Entry Name: Mortlach, Battle Stone, symbol stone

Scheduled Date: 16 November 1923

Last Amended: 13 May 1997

Source: Historic Environment Scotland

Source ID: SM350

Schedule Class: Cultural

Category: Crosses and carved stones: symbol stone

Location: Mortlach

County: Moray

Electoral Ward: Speyside Glenlivet

Traditional County: Banffshire


The monument comprises the carved stone called the Battle Stone, which stands in the middle of the lower cemetery to the south-east of Mortlach parish church. It was scheduled in 1923 but the documentation was defective: this proposal remedies this deficiency.
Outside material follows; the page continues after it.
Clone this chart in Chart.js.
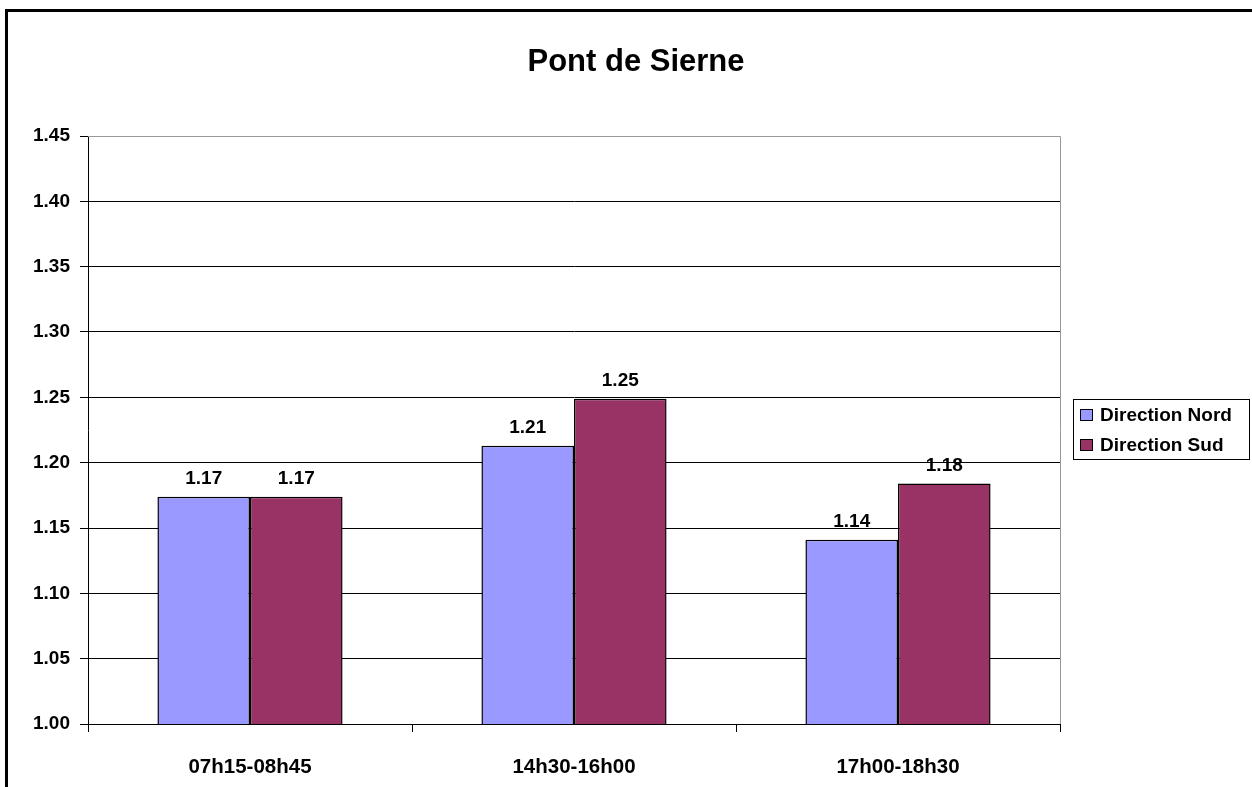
<!DOCTYPE html>
<html>
<head>
<meta charset="utf-8">
<script src="https://cdn.jsdelivr.net/npm/chart.js@4"></script>
<style>
  body { margin: 0; background: #fff; overflow: hidden; }
  #wrap { position: absolute; left: 0; top: 0; width: 1252px; height: 787px; }
  #frame { position: absolute; left: 5px; top: 9px; width: 1400px; height: 1000px; border: 3px solid #000; pointer-events: none; }
</style>
</head>
<body>
<div id="wrap"><canvas id="chart"></canvas></div>
<div id="frame"></div>
<script>
const chartTitle = "Pont de Sierne";
const periods = ["07h15-08h45", "14h30-16h00", "17h00-18h30"];
const nord = [1.174, 1.213, 1.141];
const sud = [1.174, 1.249, 1.184];
const yTicks = [1.00, 1.05, 1.10, 1.15, 1.20, 1.25, 1.30, 1.35, 1.40, 1.45];

const font = "'Liberation Sans', Arial, sans-serif";

// titre centré sur toute la largeur
const pageTitle = {
    id: 'pageTitle',
    afterDraw(chart) {
        const ctx = chart.ctx;
        ctx.save();
        ctx.fillStyle = '#000';
        ctx.font = 'bold 31px ' + font;
        ctx.textAlign = 'center';
        ctx.textBaseline = 'alphabetic';
        ctx.fillText(chartTitle, 636, 71);
        ctx.restore();
    }
};

// valeurs au-dessus des barres
const barLabels = {
    id: 'barLabels',
    afterDatasetsDraw(chart) {
        const ctx = chart.ctx;
        ctx.save();
        ctx.fillStyle = '#000';
        ctx.font = 'bold 19px ' + font;
        ctx.textAlign = 'center';
        ctx.textBaseline = 'alphabetic';
        chart.data.datasets.forEach((ds, i) => {
            chart.getDatasetMeta(i).data.forEach((bar, j) => {
                ctx.fillText(ds.data[j].toFixed(2), bar.x, bar.y - 13);
            });
        });
        ctx.restore();
    }
};

// bord gris de la zone de tracé
const plotBorder = {
    id: 'plotBorder',
    beforeDatasetsDraw(chart) {
        const a = chart.chartArea;
        const ctx = chart.ctx;
        ctx.save();
        ctx.strokeStyle = '#999';
        ctx.lineWidth = 1;
        ctx.beginPath();
        ctx.moveTo(a.left, a.top + 0.5);
        ctx.lineTo(a.right + 0.5, a.top + 0.5);
        ctx.lineTo(a.right + 0.5, a.bottom);
        ctx.stroke();
        ctx.restore();
    }
};

// légende encadrée à droite
const boxLegend = {
    id: 'boxLegend',
    afterDraw(chart) {
        const ctx = chart.ctx;
        const x = 1073, y = 399, w = 176, h = 60;
        ctx.save();
        ctx.fillStyle = '#fff';
        ctx.fillRect(x, y, w, h);
        ctx.strokeStyle = '#000';
        ctx.lineWidth = 1;
        ctx.strokeRect(x + 0.5, y + 0.5, w, h);
        ctx.font = 'bold 19px ' + font;
        ctx.textBaseline = 'middle';
        chart.data.datasets.forEach((ds, i) => {
            const cy = y + 16 + i * 30;
            ctx.fillStyle = ds.backgroundColor;
            ctx.fillRect(x + 7, cy - 6, 12, 11);
            ctx.strokeRect(x + 7.5, cy - 5.5, 12, 11);
            ctx.fillStyle = '#000';
            ctx.fillText(ds.label, x + 27, cy + 1);
        });
        ctx.restore();
    }
};

new Chart(document.querySelector('#chart'), {
    type: 'bar',
    data: {
        labels: periods,
        datasets: [{
            label: 'Direction Nord',
            data: nord,
            backgroundColor: '#9999FF',
            borderColor: '#000',
            borderWidth: 1.5,
            borderSkipped: false
        }, {
            label: 'Direction Sud',
            data: sud,
            backgroundColor: '#993366',
            borderColor: '#000',
            borderWidth: 1.5,
            borderSkipped: false
        }]
    },
    options: {
        responsive: true,
        maintainAspectRatio: false,
        animation: false,
        datasets: {
            bar: {
                categoryPercentage: 2 / 3.5,
                barPercentage: 1
            }
        },
        layout: {
            padding: { left: 0, right: 192, top: 136, bottom: 0 }
        },
        plugins: {
            legend: { display: false },
            tooltip: { enabled: false },
            title: { display: false }
        },
        scales: {
            x: {
                afterFit: (s) => { s.height = 63; },
                border: { color: '#000', width: 1 },
                grid: {
                    offset: true,
                    drawOnChartArea: false,
                    color: '#000',
                    tickLength: 8
                },
                ticks: {
                    color: '#000',
                    padding: 23,
                    font: { family: font, size: 20.5, weight: 'bold' }
                }
            },
            y: {
                min: 1.00,
                max: 1.45,
                afterFit: (s) => { s.width = 88; },
                afterBuildTicks: (s) => { s.ticks = yTicks.map(v => ({ value: v })); },
                border: { color: '#000', width: 1 },
                grid: {
                    color: (c) => c.tick && c.tick.value === 1.45 ? '#999' : '#000',
                    tickLength: 8,
                    tickColor: '#000'
                },
                ticks: {
                    color: '#000',
                    padding: 10,
                    font: { family: font, size: 19, weight: 'bold' },
                    callback: (v) => Number(v).toFixed(2)
                }
            }
        }
    },
    plugins: [barLabels, plotBorder, boxLegend, pageTitle]
});
</script>
</body>
</html>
It is of green slate (1.8 by 0.56 m) and on its front are carved in low relief a Celtic cross, two fish and an unidentified beast, while on the reverse side are a serpent, a bull's head or bucranium, a horseman and a dog. The cemetery appears to have been laid out around the stone, which formerly stood in a field; however, since it is leaning at an angle, it does not seem to have been moved or reset when the cemetery was extended. The stone is traditionally associated with a battle said by Fordun to have been won by Malcolm II over Norwegian invaders at Mortlach in the first year of his reign (1005-6). Malcolm II is also supposed to have founded a bishopric at Mortlach in the seventh year of his reign. Fordun does not, however, mention the Battle Stone

The scheduled monument comprises the symbol stone and the ground extending for 2m around it, as indicated in red on the accompanying map extract.

Source: Historic Environment Scotland

Statement of Scheduling

The monument is of national importance because it represents a well-preserved example of a symbol stone decorated with a variety of symbols and a cross and for the insight that it gives into Late Iron Age and early Christian art, society and material culture. Its importance is enhanced by the likelihood that it stands in or near its original position, and by the existence of another symbol stone found nearby and now preserved inside the church.